I absolutely adore the Wayward Children series by Seanan McGuire. I almost squealed when I learned about Mislaid in Parts Half-Known. “Children” is in the name of the series, but is it for children, or for adults, or the child in adults? I know it is for me. These are stories of children who don’t quite fit into their lives, and they find a door to another world… This book is the ninth in the series, so if you want fantasy with a touch of queerness, you have nine whole books to look forward to. Ten actually, because Adrift in Currents Clean and Clear is apparently due out in 2025…! She also writes urban fantasy and horror, and has won a slew of awards. I am a bit stunned by how many books she has written. I won’t read the horror, but bring on the fantasy anytime.

The last book to make this wrap-up is Welcome to the Hyunam-dong Bookshop by Hwang Bo-Reum. Yes, another book-related book! I had mixed feelings about this one. The language felt choppy, but there were some issues that I had with the flow and the story that I thought could well be due to me not knowing that much about Korean culture although I have read Korean authors before. This is why I like a diverse reading list. I enjoy expanding my reading horizons to help me better understand the world, or at least be open to the multitudes of ideas and thoughts that I meet when I read books outside the cultures that I know. I did see one Korean-American person comment that the book was a bit bland and clichéed, which made me feel not so far off in my criticism. I did enjoy meeting some of the different characters, and spending a little bit of time hearing their stories. That feels like a win.
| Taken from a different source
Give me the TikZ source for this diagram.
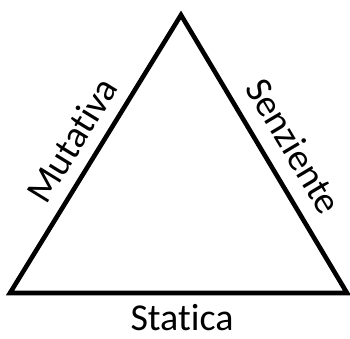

Now I need to post this entry and get on with reading more books. It was a nice exercise revisiting all these books again. I wrote fresh comments on everything. I didn’t copy/paste from my reviews in StoryGraph. I enjoyed the mental effort and exercise of pondering my feelings about the stories once more with my own human brain! I rarely say too much about the actual story line because every publisher already has a ready-made blurb. I just write how a book makes me feel and whether I valued the time I spent with the book. I just want some decent exercise for my mind, my heart, and my soul.